> **RECORDS**
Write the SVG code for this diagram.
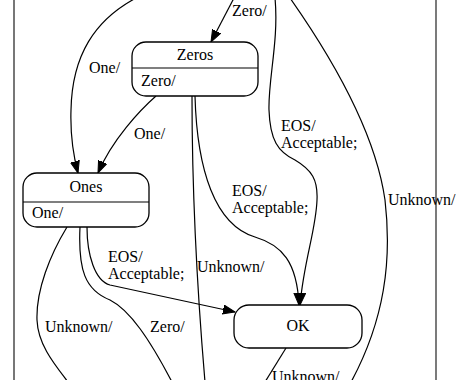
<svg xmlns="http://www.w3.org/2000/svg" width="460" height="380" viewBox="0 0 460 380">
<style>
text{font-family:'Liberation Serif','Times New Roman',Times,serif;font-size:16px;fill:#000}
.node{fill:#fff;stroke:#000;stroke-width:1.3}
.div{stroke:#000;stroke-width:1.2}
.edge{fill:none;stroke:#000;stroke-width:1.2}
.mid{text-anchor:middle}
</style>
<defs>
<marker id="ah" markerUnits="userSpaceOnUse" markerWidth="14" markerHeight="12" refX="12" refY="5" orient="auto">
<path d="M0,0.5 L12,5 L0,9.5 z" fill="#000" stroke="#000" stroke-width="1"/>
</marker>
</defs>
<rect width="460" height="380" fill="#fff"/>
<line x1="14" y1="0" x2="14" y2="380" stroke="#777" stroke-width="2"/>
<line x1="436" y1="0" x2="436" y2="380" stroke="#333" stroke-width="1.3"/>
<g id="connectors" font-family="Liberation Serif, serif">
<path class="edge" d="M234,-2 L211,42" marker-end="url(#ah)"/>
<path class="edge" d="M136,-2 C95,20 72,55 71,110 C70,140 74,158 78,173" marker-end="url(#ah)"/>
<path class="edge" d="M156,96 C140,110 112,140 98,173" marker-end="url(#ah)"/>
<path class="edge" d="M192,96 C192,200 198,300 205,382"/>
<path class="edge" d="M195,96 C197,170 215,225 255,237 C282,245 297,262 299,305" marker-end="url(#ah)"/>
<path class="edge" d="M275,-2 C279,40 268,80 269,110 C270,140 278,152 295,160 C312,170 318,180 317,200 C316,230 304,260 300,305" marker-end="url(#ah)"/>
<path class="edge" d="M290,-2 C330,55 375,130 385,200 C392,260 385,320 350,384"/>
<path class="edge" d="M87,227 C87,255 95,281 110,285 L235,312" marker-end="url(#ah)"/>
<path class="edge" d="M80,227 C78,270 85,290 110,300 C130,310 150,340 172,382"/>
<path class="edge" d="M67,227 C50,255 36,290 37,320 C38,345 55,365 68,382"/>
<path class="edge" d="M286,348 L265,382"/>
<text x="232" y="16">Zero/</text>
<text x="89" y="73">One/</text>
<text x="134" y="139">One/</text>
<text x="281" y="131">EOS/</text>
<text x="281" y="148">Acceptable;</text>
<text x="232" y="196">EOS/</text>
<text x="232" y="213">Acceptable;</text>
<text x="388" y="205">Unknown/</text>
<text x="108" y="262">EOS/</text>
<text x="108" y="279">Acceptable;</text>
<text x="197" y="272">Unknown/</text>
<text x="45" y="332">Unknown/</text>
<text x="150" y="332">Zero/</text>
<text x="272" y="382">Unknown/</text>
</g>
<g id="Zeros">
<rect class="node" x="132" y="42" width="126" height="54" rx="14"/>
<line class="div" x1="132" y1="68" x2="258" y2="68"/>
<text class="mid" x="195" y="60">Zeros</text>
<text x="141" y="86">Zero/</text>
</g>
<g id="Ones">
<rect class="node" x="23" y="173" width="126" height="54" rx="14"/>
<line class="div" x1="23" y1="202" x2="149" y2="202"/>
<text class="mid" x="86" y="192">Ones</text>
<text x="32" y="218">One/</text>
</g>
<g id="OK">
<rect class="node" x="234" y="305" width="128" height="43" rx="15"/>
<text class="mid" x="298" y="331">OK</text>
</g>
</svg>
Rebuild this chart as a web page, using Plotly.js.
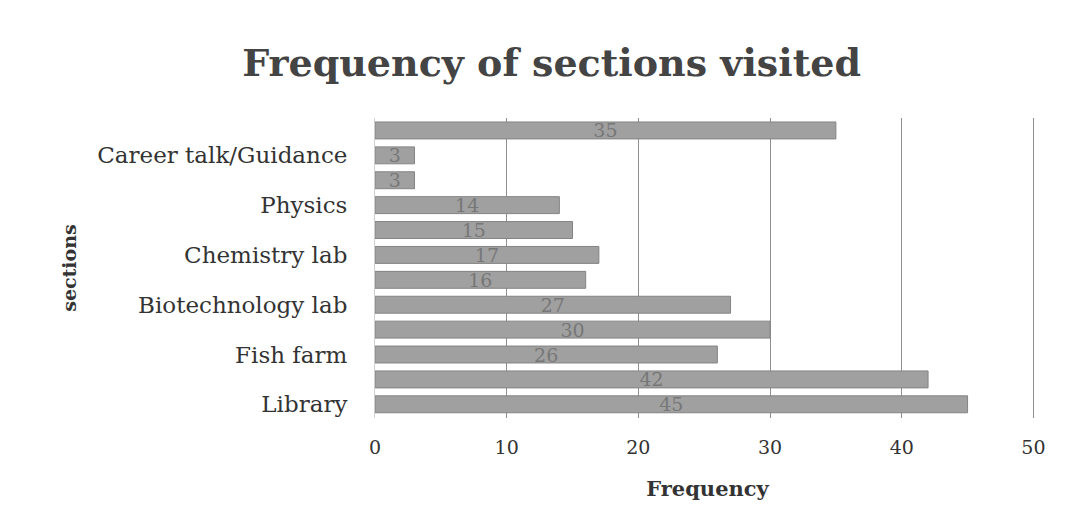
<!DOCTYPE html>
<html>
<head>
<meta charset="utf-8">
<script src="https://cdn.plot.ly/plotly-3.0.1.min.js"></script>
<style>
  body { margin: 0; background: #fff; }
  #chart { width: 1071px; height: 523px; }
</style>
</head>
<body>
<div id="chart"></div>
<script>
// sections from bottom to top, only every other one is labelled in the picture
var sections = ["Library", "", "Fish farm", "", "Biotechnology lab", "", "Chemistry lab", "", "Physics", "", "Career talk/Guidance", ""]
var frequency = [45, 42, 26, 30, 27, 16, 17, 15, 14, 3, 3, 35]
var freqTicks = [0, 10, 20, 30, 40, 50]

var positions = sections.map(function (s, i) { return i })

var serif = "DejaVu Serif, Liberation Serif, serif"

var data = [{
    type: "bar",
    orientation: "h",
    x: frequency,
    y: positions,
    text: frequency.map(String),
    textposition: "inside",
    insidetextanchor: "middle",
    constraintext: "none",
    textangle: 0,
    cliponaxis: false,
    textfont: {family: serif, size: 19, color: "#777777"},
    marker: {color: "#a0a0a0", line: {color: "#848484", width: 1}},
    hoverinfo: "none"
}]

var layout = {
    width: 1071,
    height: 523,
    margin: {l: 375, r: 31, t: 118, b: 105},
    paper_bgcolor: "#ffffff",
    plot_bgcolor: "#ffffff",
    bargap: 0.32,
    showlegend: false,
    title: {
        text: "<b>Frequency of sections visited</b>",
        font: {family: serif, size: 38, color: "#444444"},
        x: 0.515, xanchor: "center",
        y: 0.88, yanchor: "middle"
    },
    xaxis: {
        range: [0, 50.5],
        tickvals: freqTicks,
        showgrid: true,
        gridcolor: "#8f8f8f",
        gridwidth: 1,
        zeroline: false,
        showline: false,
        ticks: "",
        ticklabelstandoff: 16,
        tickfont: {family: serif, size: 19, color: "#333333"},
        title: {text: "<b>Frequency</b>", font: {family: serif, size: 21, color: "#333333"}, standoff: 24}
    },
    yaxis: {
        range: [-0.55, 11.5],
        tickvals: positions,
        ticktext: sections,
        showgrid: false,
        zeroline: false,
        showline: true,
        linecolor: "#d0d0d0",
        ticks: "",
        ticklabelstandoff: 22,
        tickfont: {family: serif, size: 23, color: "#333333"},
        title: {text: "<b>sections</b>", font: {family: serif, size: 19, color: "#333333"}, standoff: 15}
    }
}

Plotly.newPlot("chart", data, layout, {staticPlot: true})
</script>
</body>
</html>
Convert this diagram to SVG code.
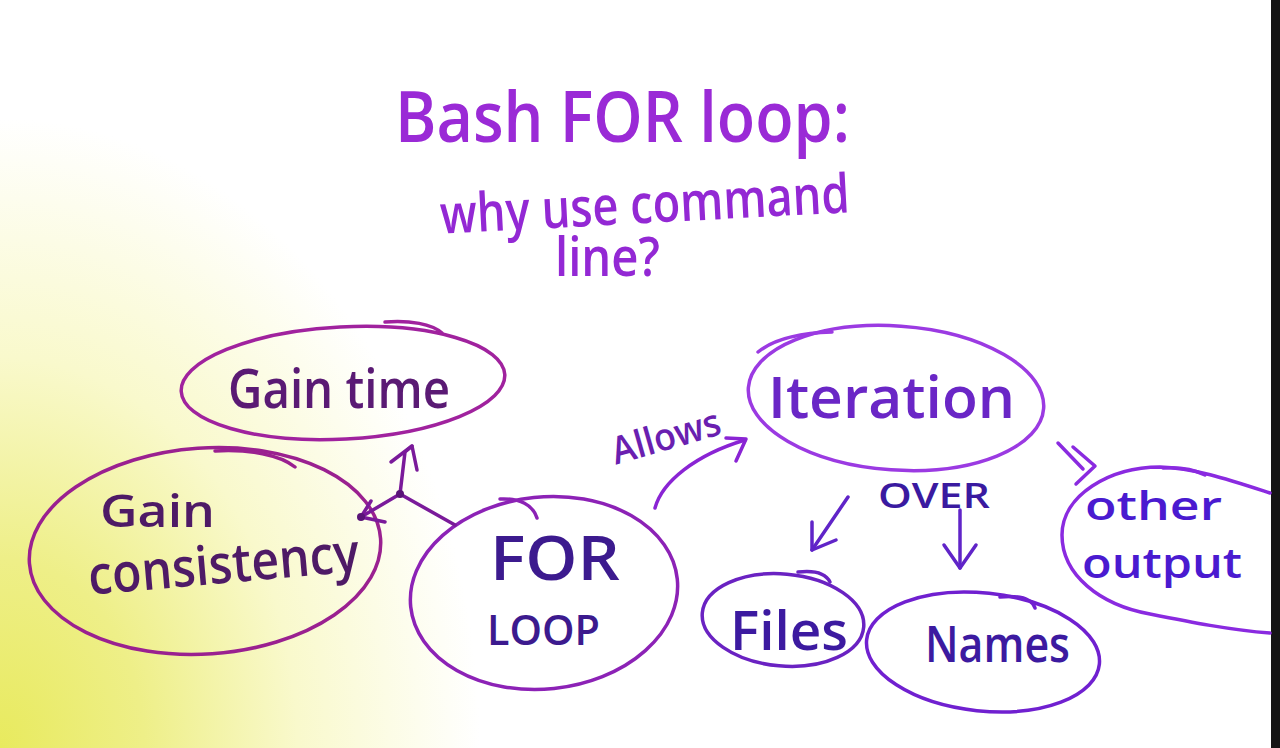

> **DO THIS**
The records above must be echoed exactly, minus their pictures.

> **RESULT BELOW**
Write the SVG code for this diagram.
<svg xmlns="http://www.w3.org/2000/svg" width="460" height="380" viewBox="0 0 460 380">
<style>
text{font-family:'Liberation Serif','Times New Roman',Times,serif;font-size:16px;fill:#000}
.node{fill:#fff;stroke:#000;stroke-width:1.3}
.div{stroke:#000;stroke-width:1.2}
.edge{fill:none;stroke:#000;stroke-width:1.2}
.mid{text-anchor:middle}
</style>
<defs>
<marker id="ah" markerUnits="userSpaceOnUse" markerWidth="14" markerHeight="12" refX="12" refY="5" orient="auto">
<path d="M0,0.5 L12,5 L0,9.5 z" fill="#000" stroke="#000" stroke-width="1"/>
</marker>
</defs>
<rect width="460" height="380" fill="#fff"/>
<line x1="14" y1="0" x2="14" y2="380" stroke="#777" stroke-width="2"/>
<line x1="436" y1="0" x2="436" y2="380" stroke="#333" stroke-width="1.3"/>
<g id="connectors" font-family="Liberation Serif, serif">
<path class="edge" d="M234,-2 L211,42" marker-end="url(#ah)"/>
<path class="edge" d="M136,-2 C95,20 72,55 71,110 C70,140 74,158 78,173" marker-end="url(#ah)"/>
<path class="edge" d="M156,96 C140,110 112,140 98,173" marker-end="url(#ah)"/>
<path class="edge" d="M192,96 C192,200 198,300 205,382"/>
<path class="edge" d="M195,96 C197,170 215,225 255,237 C282,245 297,262 299,305" marker-end="url(#ah)"/>
<path class="edge" d="M275,-2 C279,40 268,80 269,110 C270,140 278,152 295,160 C312,170 318,180 317,200 C316,230 304,260 300,305" marker-end="url(#ah)"/>
<path class="edge" d="M290,-2 C330,55 375,130 385,200 C392,260 385,320 350,384"/>
<path class="edge" d="M87,227 C87,255 95,281 110,285 L235,312" marker-end="url(#ah)"/>
<path class="edge" d="M80,227 C78,270 85,290 110,300 C130,310 150,340 172,382"/>
<path class="edge" d="M67,227 C50,255 36,290 37,320 C38,345 55,365 68,382"/>
<path class="edge" d="M286,348 L265,382"/>
<text x="232" y="16">Zero/</text>
<text x="89" y="73">One/</text>
<text x="134" y="139">One/</text>
<text x="281" y="131">EOS/</text>
<text x="281" y="148">Acceptable;</text>
<text x="232" y="196">EOS/</text>
<text x="232" y="213">Acceptable;</text>
<text x="388" y="205">Unknown/</text>
<text x="108" y="262">EOS/</text>
<text x="108" y="279">Acceptable;</text>
<text x="197" y="272">Unknown/</text>
<text x="45" y="332">Unknown/</text>
<text x="150" y="332">Zero/</text>
<text x="272" y="382">Unknown/</text>
</g>
<g id="Zeros">
<rect class="node" x="132" y="42" width="126" height="54" rx="14"/>
<line class="div" x1="132" y1="68" x2="258" y2="68"/>
<text class="mid" x="195" y="60">Zeros</text>
<text x="141" y="86">Zero/</text>
</g>
<g id="Ones">
<rect class="node" x="23" y="173" width="126" height="54" rx="14"/>
<line class="div" x1="23" y1="202" x2="149" y2="202"/>
<text class="mid" x="86" y="192">Ones</text>
<text x="32" y="218">One/</text>
</g>
<g id="OK">
<rect class="node" x="234" y="305" width="128" height="43" rx="15"/>
<text class="mid" x="298" y="331">OK</text>
</g>
</svg>
Rebuild this chart as a web page, using Plotly.js.
<!DOCTYPE html>
<html>
<head>
<meta charset="utf-8">
<script src="https://cdn.plot.ly/plotly-3.0.1.min.js"></script>
<style>
  body { margin: 0; background: #fff; }
  #chart { width: 1071px; height: 523px; }
</style>
</head>
<body>
<div id="chart"></div>
<script>
// sections from bottom to top, only every other one is labelled in the picture
var sections = ["Library", "", "Fish farm", "", "Biotechnology lab", "", "Chemistry lab", "", "Physics", "", "Career talk/Guidance", ""]
var frequency = [45, 42, 26, 30, 27, 16, 17, 15, 14, 3, 3, 35]
var freqTicks = [0, 10, 20, 30, 40, 50]

var positions = sections.map(function (s, i) { return i })

var serif = "DejaVu Serif, Liberation Serif, serif"

var data = [{
    type: "bar",
    orientation: "h",
    x: frequency,
    y: positions,
    text: frequency.map(String),
    textposition: "inside",
    insidetextanchor: "middle",
    constraintext: "none",
    textangle: 0,
    cliponaxis: false,
    textfont: {family: serif, size: 19, color: "#777777"},
    marker: {color: "#a0a0a0", line: {color: "#848484", width: 1}},
    hoverinfo: "none"
}]

var layout = {
    width: 1071,
    height: 523,
    margin: {l: 375, r: 31, t: 118, b: 105},
    paper_bgcolor: "#ffffff",
    plot_bgcolor: "#ffffff",
    bargap: 0.32,
    showlegend: false,
    title: {
        text: "<b>Frequency of sections visited</b>",
        font: {family: serif, size: 38, color: "#444444"},
        x: 0.515, xanchor: "center",
        y: 0.88, yanchor: "middle"
    },
    xaxis: {
        range: [0, 50.5],
        tickvals: freqTicks,
        showgrid: true,
        gridcolor: "#8f8f8f",
        gridwidth: 1,
        zeroline: false,
        showline: false,
        ticks: "",
        ticklabelstandoff: 16,
        tickfont: {family: serif, size: 19, color: "#333333"},
        title: {text: "<b>Frequency</b>", font: {family: serif, size: 21, color: "#333333"}, standoff: 24}
    },
    yaxis: {
        range: [-0.55, 11.5],
        tickvals: positions,
        ticktext: sections,
        showgrid: false,
        zeroline: false,
        showline: true,
        linecolor: "#d0d0d0",
        ticks: "",
        ticklabelstandoff: 22,
        tickfont: {family: serif, size: 23, color: "#333333"},
        title: {text: "<b>sections</b>", font: {family: serif, size: 19, color: "#333333"}, standoff: 15}
    }
}

Plotly.newPlot("chart", data, layout, {staticPlot: true})
</script>
</body>
</html>
Convert this diagram to SVG code.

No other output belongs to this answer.